**Objective:** Starting with the first line of the listing, quote each line exactly until and including the one with "from matplotlib.lines import Line2D", leaving pictures out.

**Data extract:**
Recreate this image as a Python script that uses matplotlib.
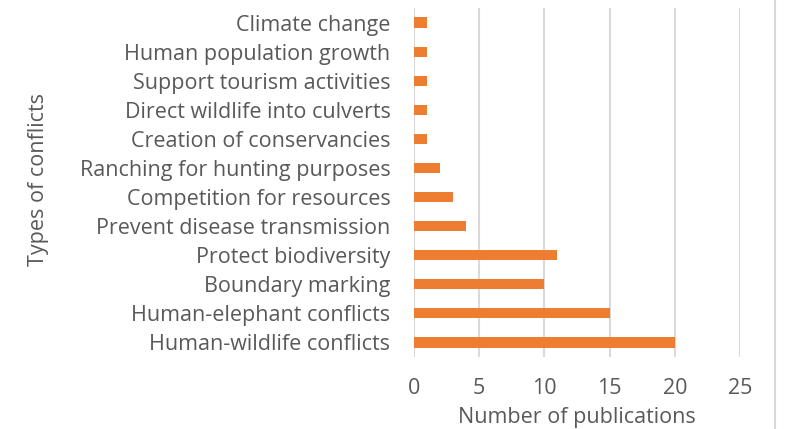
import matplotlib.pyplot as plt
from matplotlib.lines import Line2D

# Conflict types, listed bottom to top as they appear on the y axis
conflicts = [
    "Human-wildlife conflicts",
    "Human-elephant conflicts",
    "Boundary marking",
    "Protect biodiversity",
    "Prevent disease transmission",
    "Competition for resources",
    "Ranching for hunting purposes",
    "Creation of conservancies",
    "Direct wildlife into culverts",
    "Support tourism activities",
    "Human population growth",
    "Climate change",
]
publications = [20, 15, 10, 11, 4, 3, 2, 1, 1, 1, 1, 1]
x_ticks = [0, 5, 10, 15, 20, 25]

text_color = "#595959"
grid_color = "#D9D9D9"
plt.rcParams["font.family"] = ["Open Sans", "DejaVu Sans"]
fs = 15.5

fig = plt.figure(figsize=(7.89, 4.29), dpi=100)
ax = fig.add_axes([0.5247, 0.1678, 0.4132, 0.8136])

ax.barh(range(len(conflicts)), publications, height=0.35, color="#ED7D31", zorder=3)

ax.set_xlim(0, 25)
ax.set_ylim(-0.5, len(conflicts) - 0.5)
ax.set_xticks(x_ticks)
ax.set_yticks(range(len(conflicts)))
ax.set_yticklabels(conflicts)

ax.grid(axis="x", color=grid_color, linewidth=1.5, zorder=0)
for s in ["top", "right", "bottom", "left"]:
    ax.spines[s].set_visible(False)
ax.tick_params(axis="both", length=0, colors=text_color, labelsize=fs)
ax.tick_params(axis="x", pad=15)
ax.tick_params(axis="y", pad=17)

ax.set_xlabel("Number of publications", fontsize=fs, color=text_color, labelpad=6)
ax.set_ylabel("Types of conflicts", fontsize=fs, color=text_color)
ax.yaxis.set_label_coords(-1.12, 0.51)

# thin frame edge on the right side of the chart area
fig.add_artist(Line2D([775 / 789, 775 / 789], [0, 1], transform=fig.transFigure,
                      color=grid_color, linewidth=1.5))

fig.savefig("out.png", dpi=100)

**Solution to this problem:**
Recreate this image as a Python script that uses matplotlib.
import matplotlib.pyplot as plt
from matplotlib.lines import Line2D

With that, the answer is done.